■ TASK INSTRUCTIONS:
Repeat exactly the lines from the line with "Emit a Python" to the line with "# datos", including both, and leave out any pictures.

(Plotting code records)

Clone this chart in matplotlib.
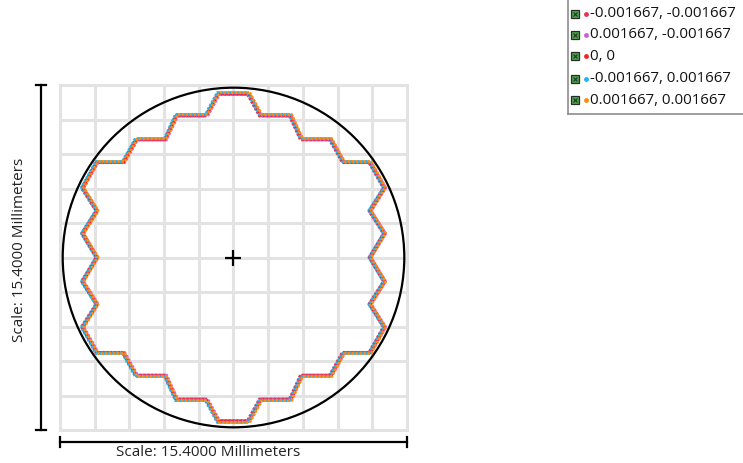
import numpy as np
import matplotlib.pyplot as plt
from matplotlib.patches import Circle

# Footprint outline of the image (mm), traced clockwise from the top
outline_x = [0.67, 1.20, 2.53, 3.02, 4.31, 4.88, 6.06, 6.70, 6.06, 6.70, 6.06,
             6.70, 6.06, 6.70, 6.06, 4.88, 4.31, 3.02, 2.53, 1.20, 0.67,
             -0.67, -1.20, -2.53, -3.02, -4.31, -4.88, -6.06, -6.70, -6.06, -6.70,
             -6.06, -6.70, -6.06, -6.70, -6.06, -4.88, -4.31, -3.02, -2.53, -1.20,
             -0.67, 0.67]
outline_y = [7.32, 6.35, 6.35, 5.28, 5.28, 4.26, 4.26, 3.11, 2.09, 1.07, 0.00,
             -1.07, -2.09, -3.11, -4.26, -4.26, -5.28, -5.28, -6.35, -6.35, -7.32,
             -7.32, -6.35, -6.35, -5.28, -5.28, -4.26, -4.26, -3.11, -2.09, -1.07,
             0.00, 1.07, 2.09, 3.11, 4.26, 4.26, 5.28, 5.28, 6.35, 6.35,
             7.32, 7.32]

# Field points and how far each one's footprint moves
series_labels = ['-0.001667, -0.001667', '0.001667, -0.001667', '0, 0',
                 '-0.001667, 0.001667', '0.001667, 0.001667']
series_colors = ['#e8325a', '#c462d8', '#ff1f1f', '#1fb6ee', '#ff8c0a']
shift_x = [-0.05, 0.05, 0.0, -0.05, 0.05]
stretch_y = [0.994, 0.994, 1.0, 1.006, 1.006]

half_width = 7.7        # 15.4 mm box
circle_radius = 7.58
scale_text = 'Scale: 15.4000 Millimeters'

W, H = 743, 463
fig = plt.figure(figsize=(W / 100, H / 100), dpi=100)
plt.rcParams['font.family'] = ['Open Sans', 'DejaVu Sans']

ax = fig.add_axes([60 / W, 1 - 430 / H, 347 / W, 345 / H])
ax.set_xlim(-half_width, half_width)
ax.set_ylim(-half_width, half_width)
ticks = np.linspace(-half_width, half_width, 11)
ax.set_xticks(ticks)
ax.set_yticks(ticks)
ax.tick_params(length=0, labelbottom=False, labelleft=False)
ax.grid(True, color='#e3e3e3', linewidth=2.2)
for s in ax.spines.values():
    s.set_color('#e3e3e3')
    s.set_linewidth(2.2)
ax.set_axisbelow(True)

for lab, col, dx, sy in zip(series_labels, series_colors, shift_x, stretch_y):
    xs = np.array(outline_x) + dx
    ys = np.array(outline_y) * sy
    ax.plot(xs, ys, color=col, linewidth=2.0, linestyle=(0, (0.9, 0.5)),
            dash_capstyle='butt', label=lab)

ax.add_patch(Circle((0, 0), circle_radius, fill=False, edgecolor='black',
                    linewidth=1.6, zorder=5))
ax.plot([0], [0], marker='+', markersize=11, markeredgewidth=1.6,
        color='black', zorder=6)

# scale bars
px = 2 * half_width / 347
vx = -half_width - 19 * px
ax.plot([vx, vx], [-half_width, half_width], color='black', lw=1.6, clip_on=False)
for yy in (-half_width, half_width):
    ax.plot([vx - 5 * px, vx + 5 * px], [yy, yy], color='black', lw=1.6, clip_on=False)
hy = -half_width - 12 * px
ax.plot([-half_width, half_width], [hy, hy], color='black', lw=1.6, clip_on=False)
for xx in (-half_width, half_width):
    ax.plot([xx, xx], [hy - 5 * px, hy + 5 * px], color='black', lw=1.6, clip_on=False)

fig.text(208 / W, 1 - 452 / H, scale_text, ha='center', va='center',
         fontsize=11, color='#222222')
fig.text(20 / W, 1 - 250 / H, scale_text, ha='center', va='center',
         rotation=90, fontsize=11, color='#222222')

# legend panel
lax = fig.add_axes([568 / W, 1 - 114 / H, 175 / W, 114 / H])
lax.set_xlim(0, 175)
lax.set_ylim(114, 0)
lax.set_xticks([])
lax.set_yticks([])
for side in ('top', 'right'):
    lax.spines[side].set_visible(False)
for side in ('left', 'bottom'):
    lax.spines[side].set_color('#8c8c8c')
    lax.spines[side].set_linewidth(1.2)
row_y = [13.5, 35, 56, 78.5, 100]
for yy, lab, col in zip(row_y, series_labels, series_colors):
    lax.plot([7], [yy], marker='s', markersize=5.5, markerfacecolor='#4fa34f',
             markeredgecolor='#2b2b2b', markeredgewidth=0.9, clip_on=False)
    lax.plot([7], [yy], marker='x', markersize=3, markeredgewidth=0.8,
             color='#1c3a1c', clip_on=False)
    lax.plot([18], [yy], marker='o', markersize=3.5, color=col,
             markeredgewidth=0, clip_on=False)
    lax.text(22.5, yy, lab, ha='left', va='center', fontsize=10.8, color='#111111')

fig.savefig('out.png', dpi=100)
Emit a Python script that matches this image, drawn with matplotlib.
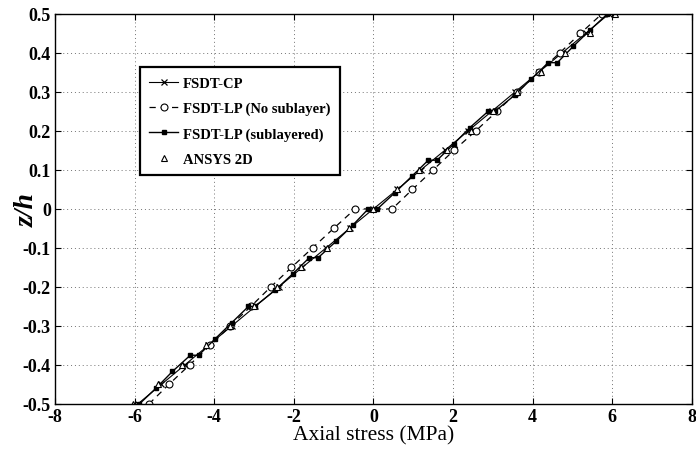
import numpy as np
import matplotlib.pyplot as plt

#------------------------------------------------------------------------------
# datos

# FSDT-CP
z_cp = [-0.5, -0.45, -0.4, -0.35, -0.3, -0.25, -0.2, -0.15, -0.1, -0.05, 0.0,
        0.05, 0.1, 0.15, 0.2, 0.25, 0.3, 0.35, 0.4, 0.45, 0.5]
s_cp = [-5.92, -5.33, -4.74, -4.15, -3.56, -2.97, -2.38, -1.79, -1.19, -0.6, 0.0,
        0.6, 1.19, 1.79, 2.38, 2.97, 3.56, 4.15, 4.74, 5.33, 5.92]

# FSDT-LP (No sublayer)
z_lp = [-0.5, -0.45, -0.4, -0.35, -0.3, -0.25, -0.2, -0.15, -0.1, -0.05, 0.0,
        0.0, 0.05, 0.1, 0.15, 0.2, 0.25, 0.3, 0.35, 0.4, 0.45, 0.5]
s_lp = [-5.64, -5.14, -4.62, -4.1, -3.6, -3.08, -2.58, -2.06, -1.53, -1.0, -0.46,
        0.47, 0.98, 1.5, 2.02, 2.57, 3.1, 3.62, 4.15, 4.68, 5.2, 5.74]

# FSDT-LP (sublayered)
z_sl = [-0.5, -0.4583, -0.4167, -0.375, -0.375, -0.3333, -0.2917, -0.25, -0.25,
        -0.2083, -0.1667, -0.125, -0.125, -0.0833, -0.0417, 0.0,
        0.0, 0.0417, 0.0833, 0.125, 0.125, 0.1667, 0.2083, 0.25, 0.25,
        0.2917, 0.3333, 0.375, 0.375, 0.4167, 0.4583, 0.5]
s_sl = [-5.88, -5.45, -5.05, -4.6, -4.39, -3.98, -3.56, -3.14, -2.98,
        -2.47, -2.03, -1.61, -1.39, -0.94, -0.52, -0.13,
        0.1, 0.54, 0.96, 1.38, 1.6, 2.02, 2.42, 2.88, 3.05,
        3.55, 3.97, 4.39, 4.62, 5.02, 5.44, 5.88]

# ANSYS 2D
z_an = [-0.5, -0.45, -0.4, -0.35, -0.3, -0.25, -0.2, -0.15, -0.1, -0.05, 0.0,
        0.05, 0.1, 0.15, 0.2, 0.25, 0.3, 0.35, 0.4, 0.45, 0.5]
s_an = [-6.05, -5.42, -4.8, -4.2, -3.6, -3.01, -2.42, -1.82, -1.17, -0.62, 0.0,
        0.6, 1.15, 1.85, 2.44, 3.01, 3.6, 4.2, 4.82, 5.44, 6.07]

x_ticks = [-8, -6, -4, -2, 0, 2, 4, 6, 8]
y_ticks = [-0.5, -0.4, -0.3, -0.2, -0.1, 0.0, 0.1, 0.2, 0.3, 0.4, 0.5]
y_tick_labels = ['-0.5', '-0.4', '-0.3', '-0.2', '-0.1', '0',
                 '0.1', '0.2', '0.3', '0.4', '0.5']

#------------------------------------------------------------------------------

plt.rcParams['font.family'] = ['Liberation Serif', 'DejaVu Serif']

fig = plt.figure(figsize=(6.96, 4.52), dpi=100)
ax = fig.add_axes([0.079, 0.104, 0.915, 0.863])

ax.plot(s_cp, z_cp, '-x', color='k', lw=0.8, ms=4, mew=0.9, label='FSDT-CP')
ax.plot(s_lp, z_lp, '--o', color='k', lw=0.9, ms=5, mfc='white', mew=0.8,
        dashes=(5, 4), label='FSDT-LP (No sublayer)')
ax.plot(s_sl, z_sl, '-s', color='k', lw=1.0, ms=3.5, label='FSDT-LP (sublayered)')
ax.plot(s_an, z_an, '^', color='k', ms=5, mfc='white', mew=0.8,
        linestyle='none', label='ANSYS 2D')

ax.set_xlim(-8, 8)
ax.set_ylim(-0.5, 0.5)
ax.set_xticks(x_ticks)
ax.set_yticks(y_ticks)
ax.set_xticklabels([str(v) for v in x_ticks])
ax.set_yticklabels(y_tick_labels)
ax.tick_params(direction='in', top=True, right=True, length=4, width=0.8,
               labelsize=13, pad=3)
for lbl in ax.get_xticklabels() + ax.get_yticklabels():
    lbl.set_fontweight('bold')

ax.grid(True, linestyle=(0, (1, 3)), color='0.45', lw=0.7)
for sp in ax.spines.values():
    sp.set_linewidth(1.0)

ax.set_xlabel('Axial stress (MPa)', fontsize=15.5, labelpad=0)
ax.set_ylabel('z/h', fontsize=20, fontweight='bold', fontstyle='italic')
ax.yaxis.set_label_coords(-0.024, 0.5)

leg = ax.legend(loc='upper left', bbox_to_anchor=(0.133, 0.864),
                borderaxespad=0, fancybox=False, edgecolor='k', framealpha=1,
                borderpad=0.65, handlelength=2.0, handletextpad=0.3,
                labelspacing=0.82, prop={'weight': 'bold', 'size': 10.5})
leg.get_frame().set_linewidth(1.6)

fig.savefig('out.png', dpi=100)
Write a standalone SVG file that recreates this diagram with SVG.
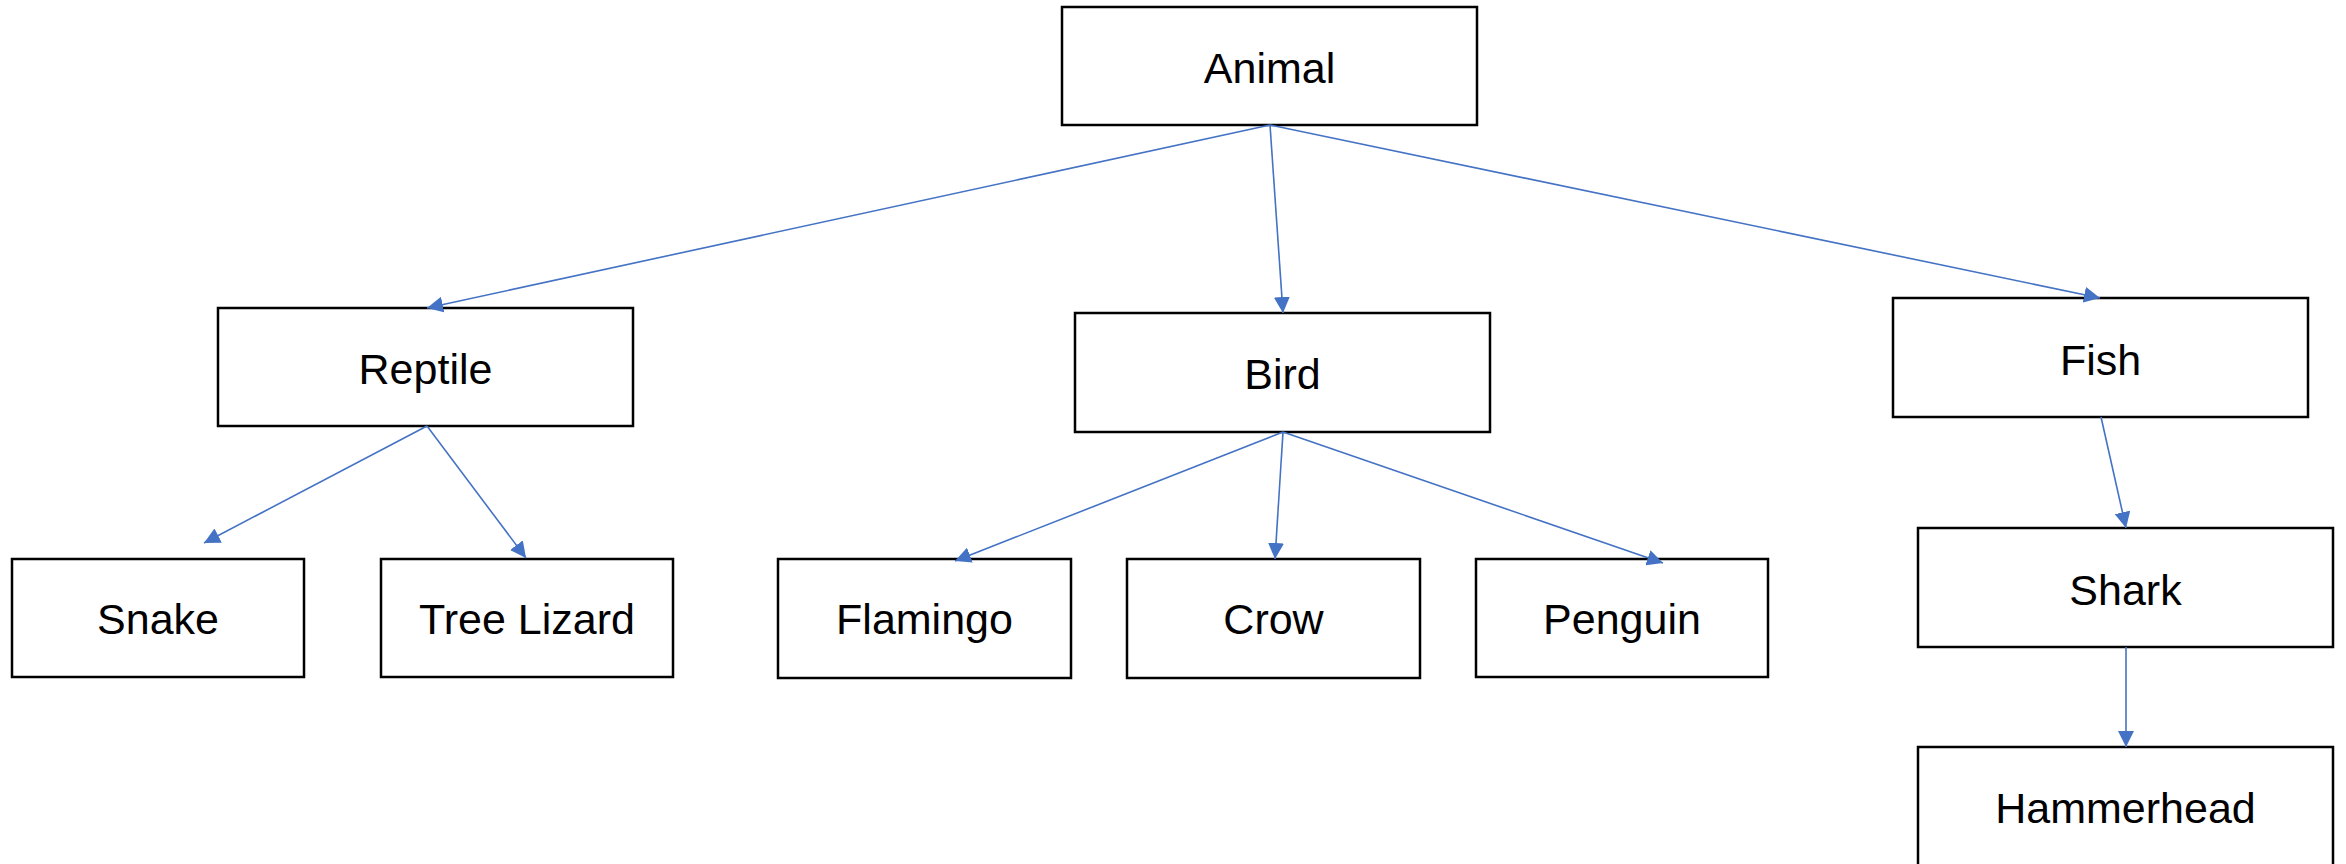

■ EXERCISE ANSWER:
Emit a Python script that matches this image, drawn with matplotlib.
import numpy as np
import matplotlib.pyplot as plt

#------------------------------------------------------------------------------
# datos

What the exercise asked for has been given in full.